* [Problem to solve]
Where a line holds the string "diagram", return that line.
◇ ◇ ◇ ◇ ◇ ◇ ◇
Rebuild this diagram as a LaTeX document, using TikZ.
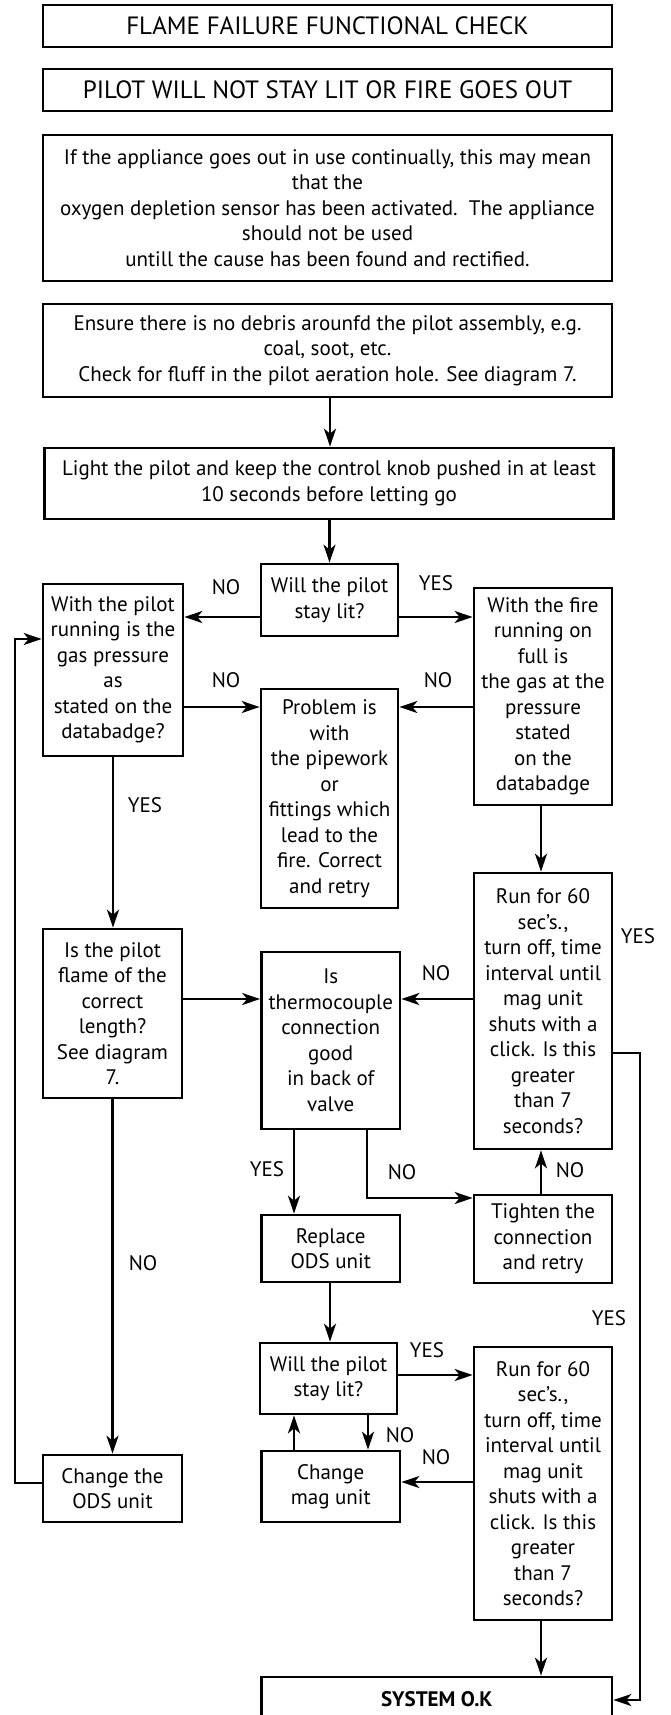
\documentclass[tikz,border=0pt]{standalone}
\usepackage{fontspec}
\setmainfont{PT Sans}
\usetikzlibrary{arrows.meta}
\newcommand\fs{\fontsize{21}{25.5}\selectfont}
\newcommand\fst{\fontsize{25}{26}\selectfont}
\tikzset{
 box/.style={draw, line width=2.7pt, align=center, inner sep=0pt, font=\fs},
 arr/.style={line width=2.3pt, -{Stealth[length=18pt,width=12pt,inset=5pt]}},
 lbl/.style={font=\fs, inner sep=0pt},
}
\begin{document}
\begin{tikzpicture}[x=1pt,y=-1pt]
\useasboundingbox (0,0) rectangle (671,1715);
\fill[white] (0,0) rectangle (671,1715);
\clip (0,0) rectangle (671,1715);
% boxes
\node[box, font=\fst, minimum width=569pt, minimum height=42pt] (t1) at (327.5,26) {FLAME FAILURE FUNCTIONAL CHECK};
\node[box, font=\fst, minimum width=569pt, minimum height=42pt] (t2) at (327.5,90) {PILOT WILL NOT STAY LIT OR FIRE GOES OUT};
\node[box, minimum width=569pt, minimum height=146pt] (t3) at (327.5,208) {If the appliance goes out in use continually, this may mean\\ that the\\ oxygen depletion sensor has been activated.~~The appliance\\ should not be used\\ untill the cause has been found and rectified.};
\node[box, minimum width=569pt, minimum height=93pt] (ens) at (327.5,350.5) {Ensure there is no debris arounfd the pilot assembly, e.g.\\ coal, soot, etc.\\ Check for fluff in the pilot aeration hole. See diagram 7.};
\node[box, minimum width=569pt, minimum height=71pt] (light) at (329,483.5) {Light the pilot and keep the control knob pushed in at least\\ 10 seconds before letting go};
\node[box, minimum width=137pt, minimum height=72pt] (will1) at (329.5,600) {Will the pilot\\ stay lit?};
\node[box, minimum width=140pt, minimum height=172pt] (left1) at (113,670) {With the pilot\\ running is the\\ gas pressure\\ as\\ stated on the\\ databadge?};
\node[box, minimum width=138pt, minimum height=217pt] (right1) at (543,696.5) {With the fire\\ running on\\ full is\\ the gas at the\\ pressure\\ stated\\ on the\\ databadge};
\node[box, minimum width=137pt, minimum height=219pt] (prob) at (329.5,798.5) {Problem is\\ with\\ the pipework\\ or\\ fittings which\\ lead to the\\ fire. Correct\\ and retry};
\node[box, minimum width=138pt, minimum height=276pt] (run1) at (543,1011) {Run for 60\\ sec's.,\\ turn off, time\\ interval until\\ mag unit\\ shuts with a\\ click. Is this\\ greater\\ than 7\\ seconds?};
\node[box, minimum width=139pt, minimum height=169pt] (ispilot) at (112.5,1013.5) {Is the pilot\\ flame of the\\ correct\\ length?\\ See diagram\\ 7.};
\node[box, minimum width=138.5pt, minimum height=177pt] (thermo) at (330.75,1040.5) {Is\\ thermocouple\\ connection\\ good\\ in back of\\ valve};
\node[box, minimum width=138pt, minimum height=88pt] (tighten) at (543,1239) {Tighten the\\ connection\\ and retry};
\node[box, minimum width=138.5pt, minimum height=67pt] (replace) at (330.75,1248.5) {Replace\\ ODS unit};
\node[box, minimum width=137pt, minimum height=71pt] (will2) at (328.5,1378.5) {Will the pilot\\ stay lit?};
\node[box, minimum width=138pt, minimum height=273pt] (run2) at (543,1483.5) {Run for 60\\ sec's.,\\ turn off, time\\ interval until\\ mag unit\\ shuts with a\\ click. Is this\\ greater\\ than 7\\ seconds?};
\node[box, minimum width=138.5pt, minimum height=71pt] (chmag) at (330.75,1486.5) {Change\\ mag unit};
\node[box, minimum width=139pt, minimum height=67pt] (chods) at (112.5,1488.5) {Change the\\ ODS unit};
\node[box, minimum width=350.5pt, minimum height=45pt, font=\fs\bfseries] (sys) at (436.75,1699.5) {SYSTEM O.K};
% connectors
\draw[arr] (ens.south -| 330,0) -- (light.north -| 330,0);
\draw[arr] (light.south -| will1.north) -- (will1.north);
\draw[arr] (will1.west |- 0,617) -- (left1.east |- 0,617);
\draw[arr] (will1.east |- 0,617) -- (right1.west |- 0,617);
\draw[arr] (left1.east |- 0,707) -- (prob.west |- 0,707);
\draw[arr] (right1.west |- 0,707) -- (prob.east |- 0,707);
\draw[arr] (left1.south) -- (left1.south |- ispilot.north);
\draw[arr] (right1.south -| 541,0) -- (run1.north -| 541,0);
\draw[arr] (ispilot.east |- 0,999) -- (thermo.west |- 0,999);
\draw[arr] (run1.west |- 0,999) -- (thermo.east |- 0,999);
\draw[arr] (thermo.south -| 294,0) -- (replace.north -| 294,0);
\draw[arr] (thermo.south -| 367,0) -- (367,1198) -- (tighten.west |- 0,1198);
\draw[arr] (tighten.north -| 541,0) -- (run1.south -| 541,0);
\draw[arr] (run1.east |- 0,1053) -- (640,1053) -- (640,1700) -- (sys.east |- 0,1700);
\draw[arr] (ispilot.south) -- (ispilot.south |- chods.north);
\draw[arr] (chods.west |- 0,1483) -- (15,1483) -- (15,639) -- (left1.west |- 0,639);
\draw[arr] (replace.south -| 330,0) -- (will2.north -| 330,0);
\draw[arr] (will2.east |- 0,1375) -- (run2.west |- 0,1375);
\draw[arr] (chmag.north -| 294,0) -- (will2.south -| 294,0);
\draw[arr] (will2.south -| 368,0) -- (chmag.north -| 368,0);
\draw[arr] (run2.west |- 0,1482) -- (chmag.east |- 0,1482);
\draw[arr] (run2.south -| 541,0) -- (sys.north -| 541,0);
% labels
\node[lbl] (l1) at (226,587) {NO};
\node[lbl] (l2) at (436,583) {YES};
\node[lbl] (l3) at (226,680) {NO};
\node[lbl] (l4) at (438,680) {NO};
\node[lbl] (l5) at (145,805) {YES};
\node[lbl] (l6) at (638,936) {YES};
\node[lbl] (l7) at (436,973) {NO};
\node[lbl] (l8) at (267,1169) {YES};
\node[lbl] (l9) at (402,1172) {NO};
\node[lbl] (l10) at (570,1170) {NO};
\node[lbl] (l11) at (143,1263) {NO};
\node[lbl] (l12) at (609,1318) {YES};
\node[lbl] (l13) at (427,1350) {YES};
\node[lbl] (l14) at (400,1435) {NO};
\node[lbl] (l15) at (436,1457) {NO};
\end{tikzpicture}
\end{document}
◇ ◇ ◇ ◇ ◇ ◇ ◇
* [Worked answer]
Rebuild this diagram as a LaTeX document, using TikZ.
\node[box, minimum width=569pt, minimum height=93pt] (ens) at (327.5,350.5) {Ensure there is no debris arounfd the pilot assembly, e.g.\\ coal, soot, etc.\\ Check for fluff in the pilot aeration hole. See diagram 7.};
\node[box, minimum width=139pt, minimum height=169pt] (ispilot) at (112.5,1013.5) {Is the pilot\\ flame of the\\ correct\\ length?\\ See diagram\\ 7.};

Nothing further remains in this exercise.